Brooks lists many other things he learnt from the book, including that "policies and programs designed to promote social mobility often work for women, but not men", and that "Pretty much all of the income gains that middle-class American families have enjoyed since 1970 are because of increases in women's earnings."

As to why, Reeves believes the problem is structural:

"I think the structural disadvantage is largely a result of two things. The big one is that the education system presumes that girls and boys mature at the same rate, when they don't. Boys mature much more slowly than girls. Chronological age is used as a proxy for development: when you should start school, when you should move on to the next grade, and so on. But there's actually a very big gap in the brain development of girls and boys, and that gap is at its widest in adolescence. A 15-16 year-old girl is between a year and two years ahead of a boy the same age, in terms of the development of the prefrontal cortex, sometimes called the CEO of the brain. That's the bit that says, 'No, you should study, not go out, and you should turn your homework in, and you should plan ahead, and have you thought about which college you're going to?' Girls are better at that than boys anyway. But most importantly, they get better at it much sooner. The boys catch up in their 20s."

Those from families at the bottom of the income distribution fare worse, and it carries through into adulthood because "the labour market has become a more hostile place for many men — especially those with less education":

"This point cannot be overstated: The boys and men struggling the most are those at the sharp end of other inequalities. The ones we need to be worried about are not those of the upper middle class, who are flourishing in almost every respect, but the ones on the bottom half of the economic and social ladders.

Most men are not part of the elite, and even fewer boys are destined to take their place. As The Economist puts it, 'the fact that the highest rungs have male feet all over them is scant comfort for the men at the bottom.' Men at the top are still flourishing, of course, but men in general are not. And many of the attempts to help them are falling short."

You can read Reeves' summary of his book in National Affairs here (~17 minute read), his interview with Yascha Mounk here (~16 minute read), or Brooks' NYT column on it here (~4 minute read).

5—Further reading...

🙊 "A consortium of four private groups worked with the departments of Homeland Security (DHS) and State to censor massive numbers of social media posts they considered misinformation during the 2020 election, and its members then got rewarded with millions of federal dollars from the Biden administration."

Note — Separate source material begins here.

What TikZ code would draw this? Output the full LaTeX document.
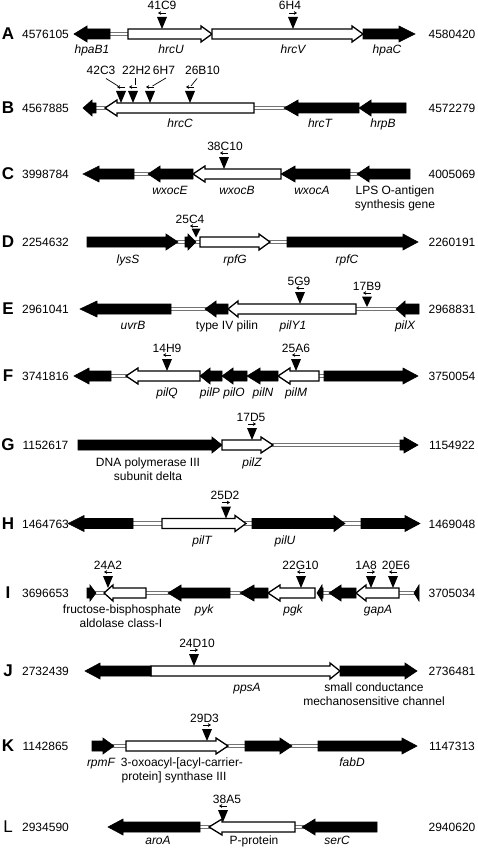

🎮 Walmart is entering the metaverse via the video game Roblox, creating a digital "Walmart Land... [which] will bring the best fashion, style, beauty and entertainment items directly to the global Roblox community of over 52 million daily users".

🤖 Tesla's new Optimus robot reveal was, as expected, a bit of a joke, failing to demonstrate any actual autonomy – worse, it even had to be assisted on stage by three humans.

💸 New Zealand's government wanted to reduce carbon emissions, so it rolled out a clean car rebate scheme. The scheme reduced carbon but at a cost of $126,000 per tonne, which was nearly 1,500x more expensive than simply buying local carbon credits.